In my definition of political entities quoted above I didn’t even think to mention social classes (though I did mention interest groups, which aren’t quite exactly the same thing), though I have an out because I did specify that my list was not exhaustive. A social class like the proletariat must be counted among the political entities that have played a central role in history. Among various political systems, different political entities can serve as the indispensable political entity of that particular system — the conditio sine qua non of a given form of political thought.

Thus it is that, in the world today, the nation-state is the indispensable political entity; for the Marxist, the proletariat — a class — is the indispensable political entity; in the Hellenistic world of antiquity, the city-state was the indispensable political entity, and it is to be noted that Plato’s Republic and Aristotle’s Politics both address the political structure of a city-state. One of the interesting things about feudal systems, whether found in the West or elsewhere in the world, is that no one particular class is indispensable. In feudalism, each class has its role that is indispensable to the social whole; it is the class system itself that is the indispensable political entity — which makes feudalism a kind of meta-Marxism.

There are so many different kinds of entity that could serve as the indispensable political entity for a political system that it is almost surreal and reminds one of Comte de Lautreamont’s wildly disparate grouping of the umbrella and the sewing machine on a dissecting table, or of Latourian Litanies.
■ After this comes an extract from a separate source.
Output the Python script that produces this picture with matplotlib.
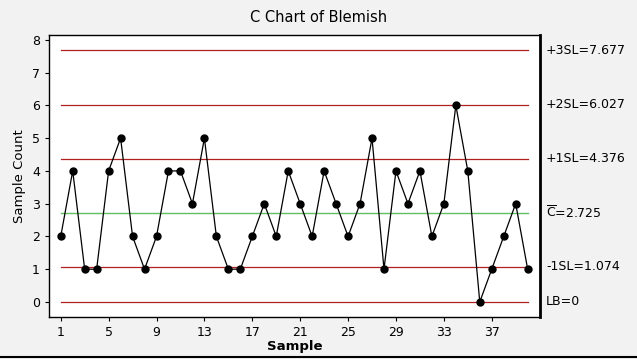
import matplotlib
matplotlib.use("Agg")
import matplotlib.pyplot as plt
from matplotlib.lines import Line2D

samples = list(range(1, 41))
counts = [2, 4, 1, 1, 4, 5, 2, 1, 2, 4,
          4, 3, 5, 2, 1, 1, 2, 3, 2, 4,
          3, 2, 4, 3, 2, 3, 5, 1, 4, 3,
          4, 2, 3, 6, 4, 0, 1, 2, 3, 1]
limit_values = [7.677, 6.027, 4.376, 1.074, 0.0]
limit_labels = ["+3SL=7.677", "+2SL=6.027", "+1SL=4.376", "-1SL=1.074", "LB=0"]
center_value = 2.725
center_label = r"$\overline{\mathrm{C}}$=2.725"
xticks = [1, 5, 9, 13, 17, 21, 25, 29, 33, 37]
yticks = [0, 1, 2, 3, 4, 5, 6, 7, 8]

plt.rcParams["mathtext.fontset"] = "dejavusans"

fig = plt.figure(figsize=(6.37, 3.59), dpi=100, facecolor="#f2f2f2")
ax = fig.add_axes([49/637, 1-317/359, (540-49)/637, (317-35)/359])
ax.set_facecolor("white")

for v in limit_values:
    ax.plot([samples[0], samples[-1]], [v, v], color="#b02020", lw=0.9, zorder=1)
ax.plot([samples[0], samples[-1]], [center_value, center_value], color="#60c060", lw=1.0, zorder=1)

ax.plot(samples, counts, color="black", lw=0.9, marker="o", markersize=5, zorder=3)

ax.set_xlim(0.02, 41.03)
ax.set_ylim(-0.46, 8.15)
ax.set_xticks(xticks)
ax.set_yticks(yticks)
ax.tick_params(axis="both", labelsize=9, direction="out", length=3, width=0.8, colors="black")
for s in ["left", "bottom", "top"]:
    ax.spines[s].set_linewidth(1.0)
ax.spines["right"].set_linewidth(2.0)

for v, lab in zip(limit_values + [center_value], limit_labels + [center_label]):
    ax.text(1.012, v, lab, transform=ax.get_yaxis_transform(), va="center", ha="left", fontsize=9)

ax.set_xlabel("Sample", fontsize=9.5, fontweight="bold", labelpad=1)
ax.set_ylabel("Sample Count", fontsize=9.5, labelpad=4)
fig.text(0.5, 1-17/359, "C Chart of Blemish", ha="center", va="center", fontsize=10.5)

fig.add_artist(Line2D([0, 1], [2.5/359, 2.5/359], transform=fig.transFigure, color="black", lw=1.5))

fig.savefig("out.png", dpi=100, facecolor=fig.get_facecolor())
What else? What next? What might be (or become) an indispensable political entity? This obviously suggests a negative formulation: what could not serve as an indispensable political entity? I do not think that there is any adequate system of political philosophy yet formulated that can even give us a clue as to how to begin to answer this question. Where do we set limits, and why?

The nation-state is a geographical entity tied to a legal and an economic regime; the proletariat is a social class tied to a revolutionary idea; feudal systems are social structures that apportion classes within a society but are not identical to any one class or class interest; the city-state is an urban entity. Contemporary ideas of urban planning might be said to be converging upon the city as the indispensable political entity, but this is a very different sense of urbanism than the urbanism of ancient city-states. Other examples might be the Caesaropapism of the Byzantine Empire, the Pharaoh in ancient Egypt, or possibly a mythological time of the foundation of a political order, to which all political structures are made to refer. Not only is there nothing essentially in common between these indispensable political entities; there is not even any kind of discernible family resemblance between these diverse objects representing the centralization of political power.

This ought to a lesson to us in terms of thinking that political development has ended or reached a dead end (the “end of history” thesis). I’ve addressed this aspect of the “end of history” thesis from a related angle not long ago in Gödel’s Lesson for Geopolitics, where I argued that Gödel’s own interpretation of incompleteness results points to ongoing intellectual development.

It seems odd to even have to say it, but the incredible, overwhelming inertia of unimaginative political thought forces us to repeat the fact that human political thought is still in its infancy and has yet to even reach a point at which complex and difficult problems can be intelligently and rationally discussed. Almost all political thought to date has consisted of a kind of political theology that engages in special pleading for some kind of pre-determined end. Until we get past this point, we will not yet see the first glimmerings of the maturity of our political thought.

When we have, as a species, at least glimpsed the possibility of mature political thought, we will be able to systematically lay out the limits as to what can and what cannot serve as the indispensable political entity of a political system. We are not yet in a position to do so.